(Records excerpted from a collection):
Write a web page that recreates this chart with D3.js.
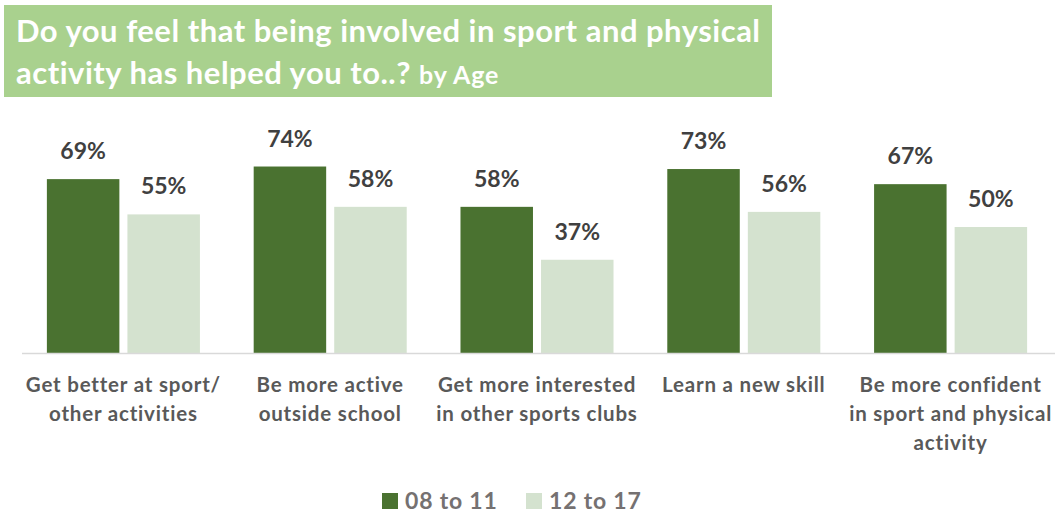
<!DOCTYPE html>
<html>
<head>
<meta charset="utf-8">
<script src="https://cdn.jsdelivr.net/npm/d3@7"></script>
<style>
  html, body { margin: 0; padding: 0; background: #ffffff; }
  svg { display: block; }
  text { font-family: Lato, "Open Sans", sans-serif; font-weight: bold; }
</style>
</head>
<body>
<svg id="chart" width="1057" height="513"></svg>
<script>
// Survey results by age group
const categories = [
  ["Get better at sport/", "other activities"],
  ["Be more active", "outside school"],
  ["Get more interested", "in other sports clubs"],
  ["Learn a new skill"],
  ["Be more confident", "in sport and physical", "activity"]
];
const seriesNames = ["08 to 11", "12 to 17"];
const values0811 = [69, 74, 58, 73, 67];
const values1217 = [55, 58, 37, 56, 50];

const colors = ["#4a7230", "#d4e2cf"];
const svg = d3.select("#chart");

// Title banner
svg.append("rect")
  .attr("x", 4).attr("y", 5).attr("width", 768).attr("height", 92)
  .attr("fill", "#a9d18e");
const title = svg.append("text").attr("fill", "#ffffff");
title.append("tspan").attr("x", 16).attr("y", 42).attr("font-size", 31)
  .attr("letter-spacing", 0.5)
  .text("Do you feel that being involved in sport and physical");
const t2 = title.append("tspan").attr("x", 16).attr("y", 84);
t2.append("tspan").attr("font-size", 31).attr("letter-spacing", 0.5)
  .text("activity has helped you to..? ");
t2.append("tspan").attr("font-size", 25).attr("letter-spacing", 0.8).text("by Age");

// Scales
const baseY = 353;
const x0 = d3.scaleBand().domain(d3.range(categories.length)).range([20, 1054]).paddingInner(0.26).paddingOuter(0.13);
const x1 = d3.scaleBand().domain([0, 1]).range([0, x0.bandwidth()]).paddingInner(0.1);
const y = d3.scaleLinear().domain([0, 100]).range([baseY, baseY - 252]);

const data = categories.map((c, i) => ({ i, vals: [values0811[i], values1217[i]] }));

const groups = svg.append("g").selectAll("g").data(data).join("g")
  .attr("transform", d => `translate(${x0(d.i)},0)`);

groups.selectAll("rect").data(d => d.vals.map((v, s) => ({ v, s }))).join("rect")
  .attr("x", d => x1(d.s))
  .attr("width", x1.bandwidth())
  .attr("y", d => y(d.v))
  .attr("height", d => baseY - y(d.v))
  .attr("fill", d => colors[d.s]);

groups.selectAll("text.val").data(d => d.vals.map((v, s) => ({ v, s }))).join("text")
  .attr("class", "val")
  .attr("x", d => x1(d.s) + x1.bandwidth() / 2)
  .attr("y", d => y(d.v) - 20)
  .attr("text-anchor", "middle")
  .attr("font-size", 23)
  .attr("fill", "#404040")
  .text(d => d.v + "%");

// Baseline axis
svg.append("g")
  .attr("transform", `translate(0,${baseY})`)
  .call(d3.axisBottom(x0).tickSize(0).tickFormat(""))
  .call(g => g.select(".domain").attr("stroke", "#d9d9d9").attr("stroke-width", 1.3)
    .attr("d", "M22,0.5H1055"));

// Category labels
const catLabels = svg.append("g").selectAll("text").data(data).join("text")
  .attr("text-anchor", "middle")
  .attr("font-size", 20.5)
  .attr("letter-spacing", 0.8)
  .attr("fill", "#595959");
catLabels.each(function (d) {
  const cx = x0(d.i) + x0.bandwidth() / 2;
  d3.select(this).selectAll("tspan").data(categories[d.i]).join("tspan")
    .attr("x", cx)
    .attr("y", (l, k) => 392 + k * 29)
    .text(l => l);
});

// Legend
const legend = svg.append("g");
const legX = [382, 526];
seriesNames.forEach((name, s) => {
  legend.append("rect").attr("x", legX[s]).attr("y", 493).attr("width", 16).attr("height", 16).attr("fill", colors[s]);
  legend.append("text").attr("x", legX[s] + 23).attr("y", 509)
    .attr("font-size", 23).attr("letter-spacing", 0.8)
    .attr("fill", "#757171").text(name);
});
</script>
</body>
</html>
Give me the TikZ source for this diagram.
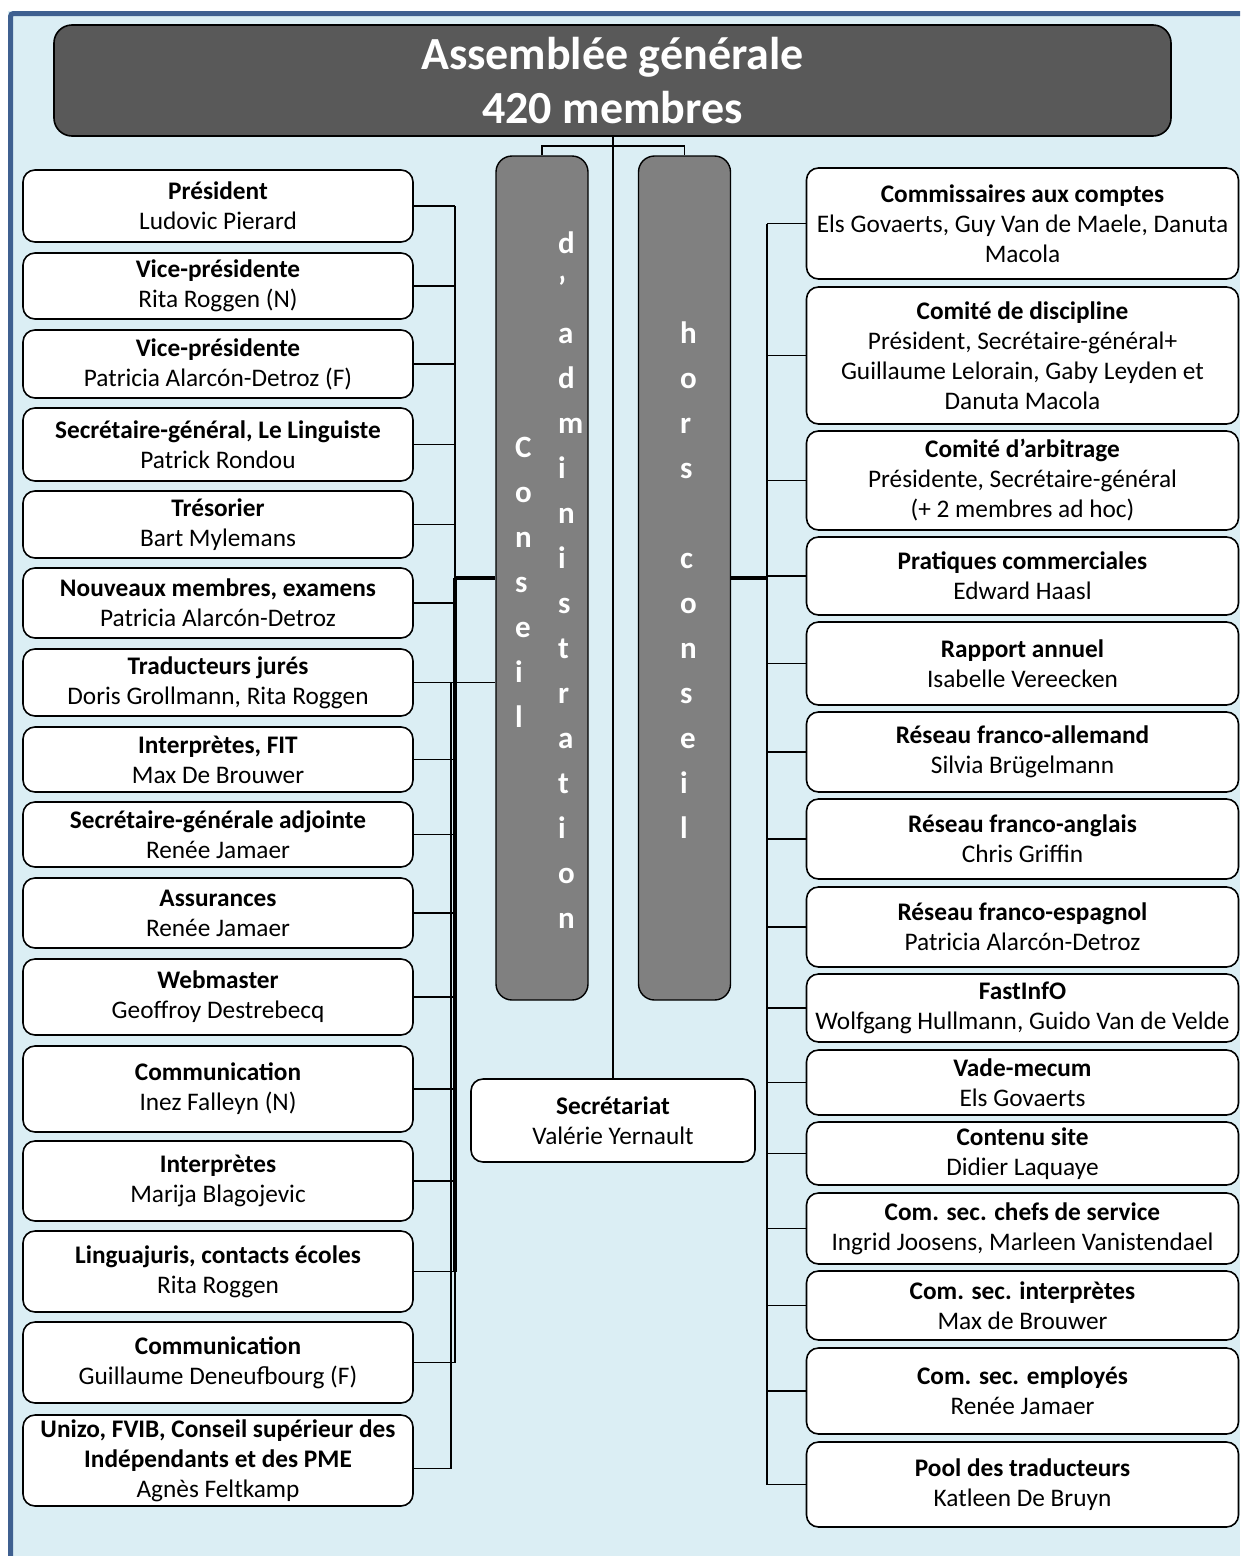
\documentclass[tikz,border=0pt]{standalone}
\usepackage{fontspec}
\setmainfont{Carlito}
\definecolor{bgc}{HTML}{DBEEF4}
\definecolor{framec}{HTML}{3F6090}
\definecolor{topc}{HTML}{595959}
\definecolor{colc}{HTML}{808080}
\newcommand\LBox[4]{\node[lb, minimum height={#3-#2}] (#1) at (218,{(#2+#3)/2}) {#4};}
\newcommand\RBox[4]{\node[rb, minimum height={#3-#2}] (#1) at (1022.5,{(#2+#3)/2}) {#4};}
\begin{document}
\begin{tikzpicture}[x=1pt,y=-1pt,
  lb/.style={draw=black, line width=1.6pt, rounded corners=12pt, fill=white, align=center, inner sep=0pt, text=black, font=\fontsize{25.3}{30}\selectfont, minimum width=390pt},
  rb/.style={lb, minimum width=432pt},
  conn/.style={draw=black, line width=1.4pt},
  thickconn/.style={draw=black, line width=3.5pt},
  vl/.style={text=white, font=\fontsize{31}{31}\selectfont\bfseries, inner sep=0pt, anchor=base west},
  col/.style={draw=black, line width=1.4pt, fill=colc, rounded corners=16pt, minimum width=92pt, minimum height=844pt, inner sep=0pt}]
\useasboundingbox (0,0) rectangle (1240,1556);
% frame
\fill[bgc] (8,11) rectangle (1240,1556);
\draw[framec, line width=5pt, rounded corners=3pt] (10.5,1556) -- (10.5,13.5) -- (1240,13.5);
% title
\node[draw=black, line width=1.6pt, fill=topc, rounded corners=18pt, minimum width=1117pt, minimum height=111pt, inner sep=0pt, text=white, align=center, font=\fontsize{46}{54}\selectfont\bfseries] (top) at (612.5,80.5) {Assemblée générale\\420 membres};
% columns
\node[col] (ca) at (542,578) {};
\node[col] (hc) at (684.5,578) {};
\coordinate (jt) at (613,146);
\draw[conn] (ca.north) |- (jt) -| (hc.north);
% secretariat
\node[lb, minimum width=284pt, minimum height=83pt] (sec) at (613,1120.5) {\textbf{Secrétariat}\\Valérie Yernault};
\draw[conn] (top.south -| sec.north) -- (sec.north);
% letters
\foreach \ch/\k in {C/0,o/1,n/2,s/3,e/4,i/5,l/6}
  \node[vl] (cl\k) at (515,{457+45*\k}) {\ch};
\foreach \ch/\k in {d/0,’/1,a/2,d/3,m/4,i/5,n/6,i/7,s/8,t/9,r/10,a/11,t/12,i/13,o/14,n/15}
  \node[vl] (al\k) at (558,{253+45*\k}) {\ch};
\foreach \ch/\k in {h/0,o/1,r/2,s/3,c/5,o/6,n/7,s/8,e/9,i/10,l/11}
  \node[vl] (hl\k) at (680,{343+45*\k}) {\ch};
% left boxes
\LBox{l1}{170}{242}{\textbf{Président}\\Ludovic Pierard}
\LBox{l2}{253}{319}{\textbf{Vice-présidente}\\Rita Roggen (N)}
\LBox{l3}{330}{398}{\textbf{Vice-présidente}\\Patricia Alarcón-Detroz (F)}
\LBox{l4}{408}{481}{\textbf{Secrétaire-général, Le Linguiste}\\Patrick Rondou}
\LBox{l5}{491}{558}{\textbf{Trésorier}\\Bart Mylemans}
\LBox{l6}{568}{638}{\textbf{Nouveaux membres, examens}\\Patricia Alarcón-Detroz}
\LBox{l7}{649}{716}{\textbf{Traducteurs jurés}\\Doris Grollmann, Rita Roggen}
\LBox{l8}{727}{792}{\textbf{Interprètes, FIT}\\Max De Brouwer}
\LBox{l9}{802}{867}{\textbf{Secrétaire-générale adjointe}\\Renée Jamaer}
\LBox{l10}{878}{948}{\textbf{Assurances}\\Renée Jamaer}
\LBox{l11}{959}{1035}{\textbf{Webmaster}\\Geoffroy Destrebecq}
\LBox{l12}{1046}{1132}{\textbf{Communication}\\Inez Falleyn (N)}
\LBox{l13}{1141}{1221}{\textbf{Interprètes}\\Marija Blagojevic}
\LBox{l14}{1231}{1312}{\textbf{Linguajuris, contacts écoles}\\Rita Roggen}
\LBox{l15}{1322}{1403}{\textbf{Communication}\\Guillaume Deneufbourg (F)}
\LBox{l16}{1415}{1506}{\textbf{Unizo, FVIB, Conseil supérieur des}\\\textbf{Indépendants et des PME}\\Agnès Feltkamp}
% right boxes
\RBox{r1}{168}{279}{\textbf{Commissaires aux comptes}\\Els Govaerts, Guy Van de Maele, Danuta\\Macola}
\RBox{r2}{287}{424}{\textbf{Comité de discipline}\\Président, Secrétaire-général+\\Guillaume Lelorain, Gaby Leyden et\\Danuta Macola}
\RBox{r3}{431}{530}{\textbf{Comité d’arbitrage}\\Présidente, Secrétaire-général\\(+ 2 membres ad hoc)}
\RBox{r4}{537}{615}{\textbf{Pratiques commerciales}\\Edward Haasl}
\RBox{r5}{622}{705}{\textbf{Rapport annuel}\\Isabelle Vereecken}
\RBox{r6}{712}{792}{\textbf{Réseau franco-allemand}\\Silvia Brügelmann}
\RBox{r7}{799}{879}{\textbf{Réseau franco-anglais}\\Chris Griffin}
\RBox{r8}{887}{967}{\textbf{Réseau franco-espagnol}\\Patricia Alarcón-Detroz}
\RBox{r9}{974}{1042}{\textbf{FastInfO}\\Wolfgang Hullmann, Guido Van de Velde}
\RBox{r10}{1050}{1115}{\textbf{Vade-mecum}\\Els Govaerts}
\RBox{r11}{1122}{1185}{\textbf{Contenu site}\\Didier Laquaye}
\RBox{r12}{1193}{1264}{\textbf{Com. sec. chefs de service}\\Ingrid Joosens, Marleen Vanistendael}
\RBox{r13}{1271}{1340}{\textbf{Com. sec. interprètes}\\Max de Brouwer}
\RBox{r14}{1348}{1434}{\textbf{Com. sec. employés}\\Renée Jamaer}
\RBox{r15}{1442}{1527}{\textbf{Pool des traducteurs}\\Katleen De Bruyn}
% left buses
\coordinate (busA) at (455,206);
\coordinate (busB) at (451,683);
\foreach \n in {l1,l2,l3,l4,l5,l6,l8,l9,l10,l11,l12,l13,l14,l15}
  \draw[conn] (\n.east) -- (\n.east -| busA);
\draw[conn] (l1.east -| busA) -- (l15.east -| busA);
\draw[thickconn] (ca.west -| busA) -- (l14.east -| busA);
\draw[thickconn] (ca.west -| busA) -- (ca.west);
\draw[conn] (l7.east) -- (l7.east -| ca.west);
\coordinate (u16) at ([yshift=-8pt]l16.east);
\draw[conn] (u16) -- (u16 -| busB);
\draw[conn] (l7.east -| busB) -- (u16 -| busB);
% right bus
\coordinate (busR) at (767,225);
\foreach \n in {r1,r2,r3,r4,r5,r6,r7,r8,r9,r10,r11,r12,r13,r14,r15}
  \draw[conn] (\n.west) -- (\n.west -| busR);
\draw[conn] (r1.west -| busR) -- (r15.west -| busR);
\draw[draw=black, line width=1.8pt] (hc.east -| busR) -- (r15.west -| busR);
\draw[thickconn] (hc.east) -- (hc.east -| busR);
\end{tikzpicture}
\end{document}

(TO DO):
Reproduce only the lines from the beginning of the data through the line that contains "d => colors[d.s]);", both included, and please drop the pictures.

(RESPONSE TO THIS TASK):
Write a web page that recreates this chart with D3.js.
<!DOCTYPE html>
<html>
<head>
<meta charset="utf-8">
<script src="https://cdn.jsdelivr.net/npm/d3@7"></script>
<style>
  html, body { margin: 0; padding: 0; background: #ffffff; }
  svg { display: block; }
  text { font-family: Lato, "Open Sans", sans-serif; font-weight: bold; }
</style>
</head>
<body>
<svg id="chart" width="1057" height="513"></svg>
<script>
// Survey results by age group
const categories = [
  ["Get better at sport/", "other activities"],
  ["Be more active", "outside school"],
  ["Get more interested", "in other sports clubs"],
  ["Learn a new skill"],
  ["Be more confident", "in sport and physical", "activity"]
];
const seriesNames = ["08 to 11", "12 to 17"];
const values0811 = [69, 74, 58, 73, 67];
const values1217 = [55, 58, 37, 56, 50];

const colors = ["#4a7230", "#d4e2cf"];
const svg = d3.select("#chart");

// Title banner
svg.append("rect")
  .attr("x", 4).attr("y", 5).attr("width", 768).attr("height", 92)
  .attr("fill", "#a9d18e");
const title = svg.append("text").attr("fill", "#ffffff");
title.append("tspan").attr("x", 16).attr("y", 42).attr("font-size", 31)
  .attr("letter-spacing", 0.5)
  .text("Do you feel that being involved in sport and physical");
const t2 = title.append("tspan").attr("x", 16).attr("y", 84);
t2.append("tspan").attr("font-size", 31).attr("letter-spacing", 0.5)
  .text("activity has helped you to..? ");
t2.append("tspan").attr("font-size", 25).attr("letter-spacing", 0.8).text("by Age");

// Scales
const baseY = 353;
const x0 = d3.scaleBand().domain(d3.range(categories.length)).range([20, 1054]).paddingInner(0.26).paddingOuter(0.13);
const x1 = d3.scaleBand().domain([0, 1]).range([0, x0.bandwidth()]).paddingInner(0.1);
const y = d3.scaleLinear().domain([0, 100]).range([baseY, baseY - 252]);

const data = categories.map((c, i) => ({ i, vals: [values0811[i], values1217[i]] }));

const groups = svg.append("g").selectAll("g").data(data).join("g")
  .attr("transform", d => `translate(${x0(d.i)},0)`);

groups.selectAll("rect").data(d => d.vals.map((v, s) => ({ v, s }))).join("rect")
  .attr("x", d => x1(d.s))
  .attr("width", x1.bandwidth())
  .attr("y", d => y(d.v))
  .attr("height", d => baseY - y(d.v))
  .attr("fill", d => colors[d.s]);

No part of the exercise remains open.